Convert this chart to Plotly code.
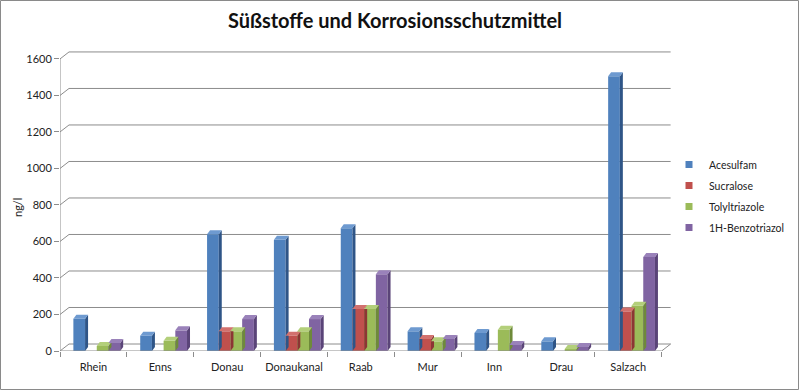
import plotly.graph_objects as go

categories = ["Rhein", "Enns", "Donau", "Donaukanal", "Raab", "Mur", "Inn", "Drau", "Salzach"]
acesulfam = [177, 84, 640, 610, 672, 108, 99, 53, 1505]
sucralose = [None, None, 108, 84, 230, 66, None, None, 217]
tolyltriazole = [28, 56, 108, 108, 230, 53, 117, 11, 248]
benzotriazol = [44, 113, 175, 175, 420, 66, 33, 22, 515]
series_names = ["Acesulfam", "Sucralose", "Tolyltriazole", "1H-Benzotriazol"]
y_ticks = [0, 200, 400, 600, 800, 1000, 1200, 1400, 1600]

series = [acesulfam, sucralose, tolyltriazole, benzotriazol]
front = ["#4F81BD", "#C0504D", "#9BBB59", "#8064A2"]
side = ["#2F5587", "#8C3634", "#6E8A3A", "#5A4478"]
top = ["#6E9AD0", "#D2716E", "#B3CF7A", "#9A82BA"]

W, H = 800, 391
ML, MR, MT, MB = 60, 125, 48, 40
PW, PH = W - ML - MR, H - MT - MB
XR = [-0.5, 8.7]
YR = [0, 1660]
ux = PW / (XR[1] - XR[0])
uy = PH / (YR[1] - YR[0])

bw = 0.175
off0 = -0.30
bdx, bdy = 3 / ux, 4 / uy      # bar depth
gdx, gdy = 9 / ux, 7 / uy      # grid/back-wall depth

FONT = "Lato, Carlito, Calibri, sans-serif"

fig = go.Figure()
shapes = []
grid_col = "#8C8C8C"

# back wall grid lines
for v in y_ticks:
    shapes.append(dict(type="line", xref="x", yref="y", x0=-0.5, y0=v, x1=-0.5 + gdx, y1=v + gdy,
                       line=dict(color=grid_col, width=1), layer="below"))
    shapes.append(dict(type="line", xref="x", yref="y", x0=-0.5 + gdx, y0=v + gdy, x1=8.5 + gdx, y1=v + gdy,
                       line=dict(color=grid_col, width=1), layer="below"))
# floor right edge
shapes.append(dict(type="line", xref="x", yref="y", x0=8.5, y0=0, x1=8.5 + gdx, y1=gdy,
                   line=dict(color=grid_col, width=1), layer="below"))
# axes lines
shapes.append(dict(type="line", xref="x", yref="y", x0=-0.5, y0=0, x1=-0.5, y1=1600,
                   line=dict(color=grid_col, width=1)))
shapes.append(dict(type="line", xref="x", yref="y", x0=-0.5, y0=0, x1=8.5, y1=0,
                   line=dict(color=grid_col, width=1)))

for i, (name, vals) in enumerate(zip(series_names, series)):
    off = off0 + i * bw
    fig.add_trace(go.Bar(
        x=categories, y=vals, name=name, width=bw, offset=off,
        marker=dict(color=front[i], line=dict(width=0)),
        legendgroup=name, showlegend=False,
    ))
    # legend entry with small square marker
    fig.add_trace(go.Scatter(
        x=[None], y=[None], mode="markers", name=name, legendgroup=name,
        marker=dict(symbol="square", size=7, color=front[i]),
    ))
    for j, v in enumerate(vals):
        if v is None:
            continue
        xl = j + off
        xr = xl + bw
        path_side = f"M {xr},0 L {xr},{v} L {xr + bdx},{v + bdy} L {xr + bdx},{bdy} Z"
        path_top = f"M {xl},{v} L {xr},{v} L {xr + bdx},{v + bdy} L {xl + bdx},{v + bdy} Z"
        shapes.append(dict(type="path", xref="x", yref="y", path=path_side,
                           fillcolor=side[i], line=dict(width=0), layer="above"))
        shapes.append(dict(type="path", xref="x", yref="y", path=path_top,
                           fillcolor=top[i], line=dict(width=0), layer="above"))

def px2x(px):
    return (px - ML) / PW
def py2y(py):
    return (H - MB - py) / PH

# outer frame
shapes.append(dict(type="rect", xref="paper", yref="paper",
                   x0=px2x(0.5), x1=px2x(W - 1.5), y0=py2y(H - 1.5), y1=py2y(0.5),
                   line=dict(color="#8A8A8A", width=1), layer="below"))

fig.update_layout(
    width=W, height=H,
    margin=dict(l=ML, r=MR, t=MT, b=MB, pad=0, autoexpand=False),
    paper_bgcolor="white", plot_bgcolor="white",
    barmode="overlay",
    font=dict(family=FONT, size=11, color="#222222"),
    title=dict(text="<b>Süßstoffe und Korrosionsschutzmittel</b>", x=395 / W, xanchor="center",
               y=1 - 21 / H, yanchor="middle", yref="container",
               font=dict(size=20, color="#111111", family=FONT)),
    xaxis=dict(type="category", range=XR, showgrid=False, zeroline=False, showline=False,
               tickson="boundaries", ticks="outside", ticklen=5, tickcolor=grid_col,
               tickangle=0, automargin=False, ticklabelstandoff=8,
               tickfont=dict(size=11), fixedrange=True),
    yaxis=dict(range=YR, tickvals=y_ticks, showgrid=False, zeroline=False, showline=False,
               ticks="outside", ticklen=5, tickcolor=grid_col, tickfont=dict(size=11),
               automargin=False, fixedrange=True),
    legend=dict(x=px2x(669), y=py2y(150), xanchor="left", yanchor="top",
                font=dict(size=10.5), traceorder="grouped", tracegroupgap=2,
                itemwidth=30, bgcolor="rgba(0,0,0,0)"),
    shapes=shapes,
    annotations=[dict(text="ng/l", xref="paper", yref="paper", x=px2x(18), y=py2y(208),
                      xanchor="center", yanchor="middle",
                      textangle=-90, showarrow=False, font=dict(size=11))],
)

fig.write_html("out.html", config={"displayModeBar": False},
               post_script="document.body.style.margin='0';document.body.style.overflow='hidden';")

-.-.-

## TASK
Repeat the material above in full and exactly, omitting the pictures.

## EXERCISE RESPONSE
Convert this chart to Plotly code.
import plotly.graph_objects as go

categories = ["Rhein", "Enns", "Donau", "Donaukanal", "Raab", "Mur", "Inn", "Drau", "Salzach"]
acesulfam = [177, 84, 640, 610, 672, 108, 99, 53, 1505]
sucralose = [None, None, 108, 84, 230, 66, None, None, 217]
tolyltriazole = [28, 56, 108, 108, 230, 53, 117, 11, 248]
benzotriazol = [44, 113, 175, 175, 420, 66, 33, 22, 515]
series_names = ["Acesulfam", "Sucralose", "Tolyltriazole", "1H-Benzotriazol"]
y_ticks = [0, 200, 400, 600, 800, 1000, 1200, 1400, 1600]

series = [acesulfam, sucralose, tolyltriazole, benzotriazol]
front = ["#4F81BD", "#C0504D", "#9BBB59", "#8064A2"]
side = ["#2F5587", "#8C3634", "#6E8A3A", "#5A4478"]
top = ["#6E9AD0", "#D2716E", "#B3CF7A", "#9A82BA"]

W, H = 800, 391
ML, MR, MT, MB = 60, 125, 48, 40
PW, PH = W - ML - MR, H - MT - MB
XR = [-0.5, 8.7]
YR = [0, 1660]
ux = PW / (XR[1] - XR[0])
uy = PH / (YR[1] - YR[0])

bw = 0.175
off0 = -0.30
bdx, bdy = 3 / ux, 4 / uy      # bar depth
gdx, gdy = 9 / ux, 7 / uy      # grid/back-wall depth

FONT = "Lato, Carlito, Calibri, sans-serif"

fig = go.Figure()
shapes = []
grid_col = "#8C8C8C"

# back wall grid lines
for v in y_ticks:
    shapes.append(dict(type="line", xref="x", yref="y", x0=-0.5, y0=v, x1=-0.5 + gdx, y1=v + gdy,
                       line=dict(color=grid_col, width=1), layer="below"))
    shapes.append(dict(type="line", xref="x", yref="y", x0=-0.5 + gdx, y0=v + gdy, x1=8.5 + gdx, y1=v + gdy,
                       line=dict(color=grid_col, width=1), layer="below"))
# floor right edge
shapes.append(dict(type="line", xref="x", yref="y", x0=8.5, y0=0, x1=8.5 + gdx, y1=gdy,
                   line=dict(color=grid_col, width=1), layer="below"))
# axes lines
shapes.append(dict(type="line", xref="x", yref="y", x0=-0.5, y0=0, x1=-0.5, y1=1600,
                   line=dict(color=grid_col, width=1)))
shapes.append(dict(type="line", xref="x", yref="y", x0=-0.5, y0=0, x1=8.5, y1=0,
                   line=dict(color=grid_col, width=1)))

for i, (name, vals) in enumerate(zip(series_names, series)):
    off = off0 + i * bw
    fig.add_trace(go.Bar(
        x=categories, y=vals, name=name, width=bw, offset=off,
        marker=dict(color=front[i], line=dict(width=0)),
        legendgroup=name, showlegend=False,
    ))
    # legend entry with small square marker
    fig.add_trace(go.Scatter(
        x=[None], y=[None], mode="markers", name=name, legendgroup=name,
        marker=dict(symbol="square", size=7, color=front[i]),
    ))
    for j, v in enumerate(vals):
        if v is None:
            continue
        xl = j + off
        xr = xl + bw
        path_side = f"M {xr},0 L {xr},{v} L {xr + bdx},{v + bdy} L {xr + bdx},{bdy} Z"
        path_top = f"M {xl},{v} L {xr},{v} L {xr + bdx},{v + bdy} L {xl + bdx},{v + bdy} Z"
        shapes.append(dict(type="path", xref="x", yref="y", path=path_side,
                           fillcolor=side[i], line=dict(width=0), layer="above"))
        shapes.append(dict(type="path", xref="x", yref="y", path=path_top,
                           fillcolor=top[i], line=dict(width=0), layer="above"))

def px2x(px):
    return (px - ML) / PW
def py2y(py):
    return (H - MB - py) / PH

# outer frame
shapes.append(dict(type="rect", xref="paper", yref="paper",
                   x0=px2x(0.5), x1=px2x(W - 1.5), y0=py2y(H - 1.5), y1=py2y(0.5),
                   line=dict(color="#8A8A8A", width=1), layer="below"))

fig.update_layout(
    width=W, height=H,
    margin=dict(l=ML, r=MR, t=MT, b=MB, pad=0, autoexpand=False),
    paper_bgcolor="white", plot_bgcolor="white",
    barmode="overlay",
    font=dict(family=FONT, size=11, color="#222222"),
    title=dict(text="<b>Süßstoffe und Korrosionsschutzmittel</b>", x=395 / W, xanchor="center",
               y=1 - 21 / H, yanchor="middle", yref="container",
               font=dict(size=20, color="#111111", family=FONT)),
    xaxis=dict(type="category", range=XR, showgrid=False, zeroline=False, showline=False,
               tickson="boundaries", ticks="outside", ticklen=5, tickcolor=grid_col,
               tickangle=0, automargin=False, ticklabelstandoff=8,
               tickfont=dict(size=11), fixedrange=True),
    yaxis=dict(range=YR, tickvals=y_ticks, showgrid=False, zeroline=False, showline=False,
               ticks="outside", ticklen=5, tickcolor=grid_col, tickfont=dict(size=11),
               automargin=False, fixedrange=True),
    legend=dict(x=px2x(669), y=py2y(150), xanchor="left", yanchor="top",
                font=dict(size=10.5), traceorder="grouped", tracegroupgap=2,
                itemwidth=30, bgcolor="rgba(0,0,0,0)"),
    shapes=shapes,
    annotations=[dict(text="ng/l", xref="paper", yref="paper", x=px2x(18), y=py2y(208),
                      xanchor="center", yanchor="middle",
                      textangle=-90, showarrow=False, font=dict(size=11))],
)

fig.write_html("out.html", config={"displayModeBar": False},
               post_script="document.body.style.margin='0';document.body.style.overflow='hidden';")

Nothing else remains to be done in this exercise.